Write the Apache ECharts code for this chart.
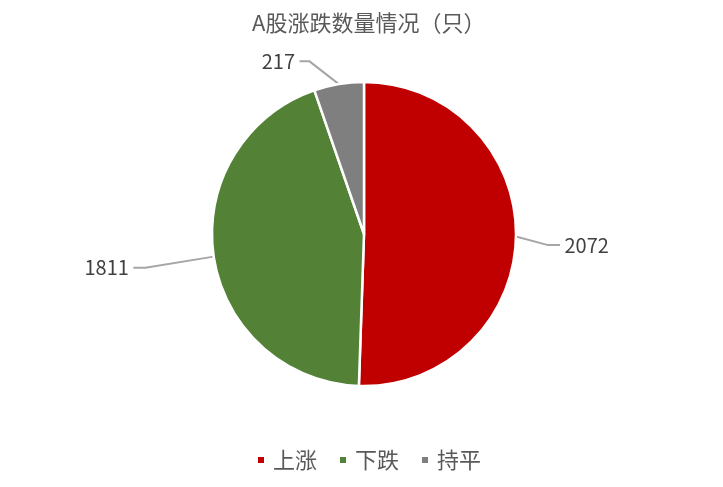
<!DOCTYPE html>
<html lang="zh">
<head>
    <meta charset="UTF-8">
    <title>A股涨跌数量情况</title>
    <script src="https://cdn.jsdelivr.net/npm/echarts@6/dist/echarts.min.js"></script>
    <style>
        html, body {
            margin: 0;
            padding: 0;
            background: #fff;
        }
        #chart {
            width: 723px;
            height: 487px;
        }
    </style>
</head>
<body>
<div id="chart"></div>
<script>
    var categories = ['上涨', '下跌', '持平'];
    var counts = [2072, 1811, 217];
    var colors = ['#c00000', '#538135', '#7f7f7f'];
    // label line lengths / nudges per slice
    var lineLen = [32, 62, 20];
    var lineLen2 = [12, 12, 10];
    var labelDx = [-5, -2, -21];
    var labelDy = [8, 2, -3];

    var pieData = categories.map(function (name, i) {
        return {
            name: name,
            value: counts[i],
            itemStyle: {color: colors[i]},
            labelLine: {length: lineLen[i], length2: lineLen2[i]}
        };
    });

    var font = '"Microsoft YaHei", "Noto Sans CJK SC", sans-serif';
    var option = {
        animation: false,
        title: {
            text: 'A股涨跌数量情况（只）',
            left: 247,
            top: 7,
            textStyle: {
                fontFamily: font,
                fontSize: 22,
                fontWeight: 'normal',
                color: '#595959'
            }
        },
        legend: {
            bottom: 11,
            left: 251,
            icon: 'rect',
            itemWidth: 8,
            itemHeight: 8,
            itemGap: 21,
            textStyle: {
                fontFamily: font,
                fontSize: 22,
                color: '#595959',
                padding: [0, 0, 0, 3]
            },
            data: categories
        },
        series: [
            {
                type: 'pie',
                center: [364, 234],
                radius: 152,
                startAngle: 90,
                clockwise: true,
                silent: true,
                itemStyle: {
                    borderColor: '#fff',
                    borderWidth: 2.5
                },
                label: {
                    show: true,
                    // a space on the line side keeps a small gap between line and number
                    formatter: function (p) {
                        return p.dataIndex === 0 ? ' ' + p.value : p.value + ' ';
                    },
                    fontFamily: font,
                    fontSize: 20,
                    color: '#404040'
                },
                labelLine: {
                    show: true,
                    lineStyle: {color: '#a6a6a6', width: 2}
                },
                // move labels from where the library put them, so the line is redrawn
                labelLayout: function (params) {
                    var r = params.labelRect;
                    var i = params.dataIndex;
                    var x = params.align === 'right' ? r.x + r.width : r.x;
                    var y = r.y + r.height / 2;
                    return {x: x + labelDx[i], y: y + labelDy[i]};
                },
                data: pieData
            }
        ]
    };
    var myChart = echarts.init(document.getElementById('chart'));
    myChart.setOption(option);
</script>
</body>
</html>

Task goal: Transcribe the listing in full and omit the pictures.

Task solution:
Write the Apache ECharts code for this chart.
<!DOCTYPE html>
<html lang="zh">
<head>
    <meta charset="UTF-8">
    <title>A股涨跌数量情况</title>
    <script src="https://cdn.jsdelivr.net/npm/echarts@6/dist/echarts.min.js"></script>
    <style>
        html, body {
            margin: 0;
            padding: 0;
            background: #fff;
        }
        #chart {
            width: 723px;
            height: 487px;
        }
    </style>
</head>
<body>
<div id="chart"></div>
<script>
    var categories = ['上涨', '下跌', '持平'];
    var counts = [2072, 1811, 217];
    var colors = ['#c00000', '#538135', '#7f7f7f'];
    // label line lengths / nudges per slice
    var lineLen = [32, 62, 20];
    var lineLen2 = [12, 12, 10];
    var labelDx = [-5, -2, -21];
    var labelDy = [8, 2, -3];

    var pieData = categories.map(function (name, i) {
        return {
            name: name,
            value: counts[i],
            itemStyle: {color: colors[i]},
            labelLine: {length: lineLen[i], length2: lineLen2[i]}
        };
    });

    var font = '"Microsoft YaHei", "Noto Sans CJK SC", sans-serif';
    var option = {
        animation: false,
        title: {
            text: 'A股涨跌数量情况（只）',
            left: 247,
            top: 7,
            textStyle: {
                fontFamily: font,
                fontSize: 22,
                fontWeight: 'normal',
                color: '#595959'
            }
        },
        legend: {
            bottom: 11,
            left: 251,
            icon: 'rect',
            itemWidth: 8,
            itemHeight: 8,
            itemGap: 21,
            textStyle: {
                fontFamily: font,
                fontSize: 22,
                color: '#595959',
                padding: [0, 0, 0, 3]
            },
            data: categories
        },
        series: [
            {
                type: 'pie',
                center: [364, 234],
                radius: 152,
                startAngle: 90,
                clockwise: true,
                silent: true,
                itemStyle: {
                    borderColor: '#fff',
                    borderWidth: 2.5
                },
                label: {
                    show: true,
                    // a space on the line side keeps a small gap between line and number
                    formatter: function (p) {
                        return p.dataIndex === 0 ? ' ' + p.value : p.value + ' ';
                    },
                    fontFamily: font,
                    fontSize: 20,
                    color: '#404040'
                },
                labelLine: {
                    show: true,
                    lineStyle: {color: '#a6a6a6', width: 2}
                },
                // move labels from where the library put them, so the line is redrawn
                labelLayout: function (params) {
                    var r = params.labelRect;
                    var i = params.dataIndex;
                    var x = params.align === 'right' ? r.x + r.width : r.x;
                    var y = r.y + r.height / 2;
                    return {x: x + labelDx[i], y: y + labelDy[i]};
                },
                data: pieData
            }
        ]
    };
    var myChart = echarts.init(document.getElementById('chart'));
    myChart.setOption(option);
</script>
</body>
</html>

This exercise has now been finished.